* [Written request]:
Pictures excluded, return the lines below from the first through the line holding "(f1) at (331,-205);".

* [Data]:
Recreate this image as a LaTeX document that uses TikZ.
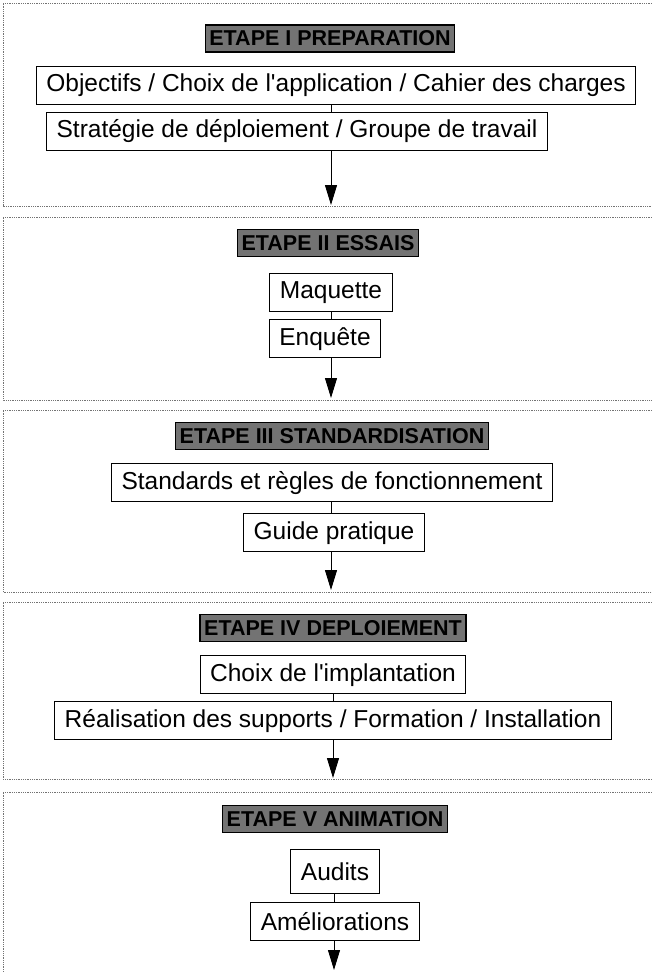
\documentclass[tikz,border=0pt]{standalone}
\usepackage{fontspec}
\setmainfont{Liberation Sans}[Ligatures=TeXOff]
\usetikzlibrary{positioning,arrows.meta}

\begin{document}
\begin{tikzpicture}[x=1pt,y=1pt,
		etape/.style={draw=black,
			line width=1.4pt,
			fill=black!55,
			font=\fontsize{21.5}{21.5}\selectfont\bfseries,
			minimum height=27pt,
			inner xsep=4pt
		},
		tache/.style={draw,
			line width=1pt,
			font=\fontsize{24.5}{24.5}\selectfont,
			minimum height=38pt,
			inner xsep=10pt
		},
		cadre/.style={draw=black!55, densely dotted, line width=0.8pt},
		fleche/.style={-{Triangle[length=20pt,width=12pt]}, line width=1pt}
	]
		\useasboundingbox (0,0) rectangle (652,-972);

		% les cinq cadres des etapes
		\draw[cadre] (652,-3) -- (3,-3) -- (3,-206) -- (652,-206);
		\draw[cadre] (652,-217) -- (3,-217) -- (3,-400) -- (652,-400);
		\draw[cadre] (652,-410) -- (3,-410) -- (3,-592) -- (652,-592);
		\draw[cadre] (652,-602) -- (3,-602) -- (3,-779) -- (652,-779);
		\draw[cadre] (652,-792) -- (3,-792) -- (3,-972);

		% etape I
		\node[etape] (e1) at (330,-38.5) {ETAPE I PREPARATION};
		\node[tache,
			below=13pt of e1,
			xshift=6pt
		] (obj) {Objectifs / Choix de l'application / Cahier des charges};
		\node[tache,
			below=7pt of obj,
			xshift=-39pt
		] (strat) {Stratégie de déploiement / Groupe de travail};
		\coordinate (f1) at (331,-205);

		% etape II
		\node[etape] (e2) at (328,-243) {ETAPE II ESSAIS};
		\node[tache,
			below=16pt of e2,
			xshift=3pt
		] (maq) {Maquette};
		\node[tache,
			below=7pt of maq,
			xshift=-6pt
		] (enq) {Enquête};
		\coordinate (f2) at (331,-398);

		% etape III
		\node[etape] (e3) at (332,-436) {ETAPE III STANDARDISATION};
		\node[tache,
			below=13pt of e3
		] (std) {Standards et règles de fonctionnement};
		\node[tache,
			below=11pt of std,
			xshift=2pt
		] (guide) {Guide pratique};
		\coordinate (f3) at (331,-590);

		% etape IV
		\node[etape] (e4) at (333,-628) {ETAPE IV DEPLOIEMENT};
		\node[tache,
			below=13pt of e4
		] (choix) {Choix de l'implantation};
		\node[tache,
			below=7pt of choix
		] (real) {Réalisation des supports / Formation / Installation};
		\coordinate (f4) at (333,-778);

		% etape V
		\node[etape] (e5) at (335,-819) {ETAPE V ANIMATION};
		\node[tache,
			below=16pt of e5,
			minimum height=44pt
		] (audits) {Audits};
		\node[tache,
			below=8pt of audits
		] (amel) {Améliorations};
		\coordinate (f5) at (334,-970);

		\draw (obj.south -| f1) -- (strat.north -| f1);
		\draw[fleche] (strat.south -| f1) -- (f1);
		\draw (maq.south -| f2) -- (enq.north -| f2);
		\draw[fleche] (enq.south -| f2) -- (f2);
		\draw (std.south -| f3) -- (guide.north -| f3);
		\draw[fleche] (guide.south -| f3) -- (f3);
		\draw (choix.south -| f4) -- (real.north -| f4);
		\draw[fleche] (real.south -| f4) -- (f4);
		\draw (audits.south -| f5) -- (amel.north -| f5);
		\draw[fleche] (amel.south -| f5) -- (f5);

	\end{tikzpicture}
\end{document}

* [Finished exercise]:
Recreate this image as a LaTeX document that uses TikZ.
\documentclass[tikz,border=0pt]{standalone}
\usepackage{fontspec}
\setmainfont{Liberation Sans}[Ligatures=TeXOff]
\usetikzlibrary{positioning,arrows.meta}

\begin{document}
\begin{tikzpicture}[x=1pt,y=1pt,
		etape/.style={draw=black,
			line width=1.4pt,
			fill=black!55,
			font=\fontsize{21.5}{21.5}\selectfont\bfseries,
			minimum height=27pt,
			inner xsep=4pt
		},
		tache/.style={draw,
			line width=1pt,
			font=\fontsize{24.5}{24.5}\selectfont,
			minimum height=38pt,
			inner xsep=10pt
		},
		cadre/.style={draw=black!55, densely dotted, line width=0.8pt},
		fleche/.style={-{Triangle[length=20pt,width=12pt]}, line width=1pt}
	]
		\useasboundingbox (0,0) rectangle (652,-972);

		% les cinq cadres des etapes
		\draw[cadre] (652,-3) -- (3,-3) -- (3,-206) -- (652,-206);
		\draw[cadre] (652,-217) -- (3,-217) -- (3,-400) -- (652,-400);
		\draw[cadre] (652,-410) -- (3,-410) -- (3,-592) -- (652,-592);
		\draw[cadre] (652,-602) -- (3,-602) -- (3,-779) -- (652,-779);
		\draw[cadre] (652,-792) -- (3,-792) -- (3,-972);

		% etape I
		\node[etape] (e1) at (330,-38.5) {ETAPE I PREPARATION};
		\node[tache,
			below=13pt of e1,
			xshift=6pt
		] (obj) {Objectifs / Choix de l'application / Cahier des charges};
		\node[tache,
			below=7pt of obj,
			xshift=-39pt
		] (strat) {Stratégie de déploiement / Groupe de travail};
		\coordinate (f1) at (331,-205);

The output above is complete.